Lonappante Mammodisa is a 2019 Indian Malayalam-language comedy drama film written and directed by Leo Thaddeus. The film features Jayaram and Anna Rajan in lead roles. It was released on 1 February 2019.

==Plot==
Lonappan is a middle-aged man who leads a simple life with his three unmarried sisters. Even though he runs a watch repair shop along with his assistant Shameer, Lonappan has already lost interest in his job. After a series of events, Lonappan decides to pursue his childhood passion, storytelling.

== Cast ==

- Jayaram as Lonappan
  - Eric Zakariya as Young Lonappan
- Shanthi Krishna as Valyechi
- Anna Rajan as Leena
- Eva Pavithran as Rosliy
- Joju George as Babu
- Nisha Sarang as Cicily
- Hareesh Kanaran as Shameer
- Kaniha as Neelima
- Dileesh Pothen as Kunjuoottan
- Alencier Ley Lopez as Fr. Stephen Chacko
- Niyas Backer as Simon
- Vishak Nair as Sony
- Irshad as Vareed
- Anjali Nair as Annakkutty
- Sneha Sreekumar as Aleyamma
- Innocent as School Teacher (Guest Appearance)

- Davinchi Santhosh
- Adv Dr. Kriss Venugopal as Kriss Venugopal

==Production==
This is the fourth film directed by Leo Thaddeus.

==Soundtrack==
All songs were composed by Alphons Joseph.
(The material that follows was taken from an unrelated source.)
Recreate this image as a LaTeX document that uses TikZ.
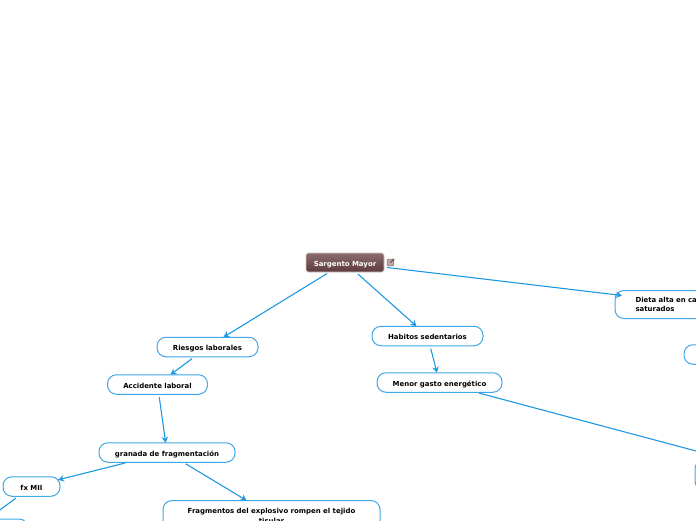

| No. | Title | Lyrics | Singer(s) |
|---|---|---|---|
| 01 | "Punya Rasa" | Hari Narayanan | Vineeth Sreenivasan |
| 02 | "Manju Puthacha" | Hari Narayanan, Joffey Tharakan & Leo Thaddeus | Alphons Joseph and Tessa Chavara |
| 03 | "Chinkariyam" | Hari Narayanan | Joseph Alphons |
| 04 | "Meghakkattil" | Hari Narayanan | Alphons Joseph |
| 05 | "Lonappa Enthanappa" | Joffey Tharakan | Jassie Gift |

== Reception ==
A critic from The Times of India wrote that "Lonappante Mammodisa might make you smile and probably, urge you to think about re-visiting your long-lost passion, if it's given a chance".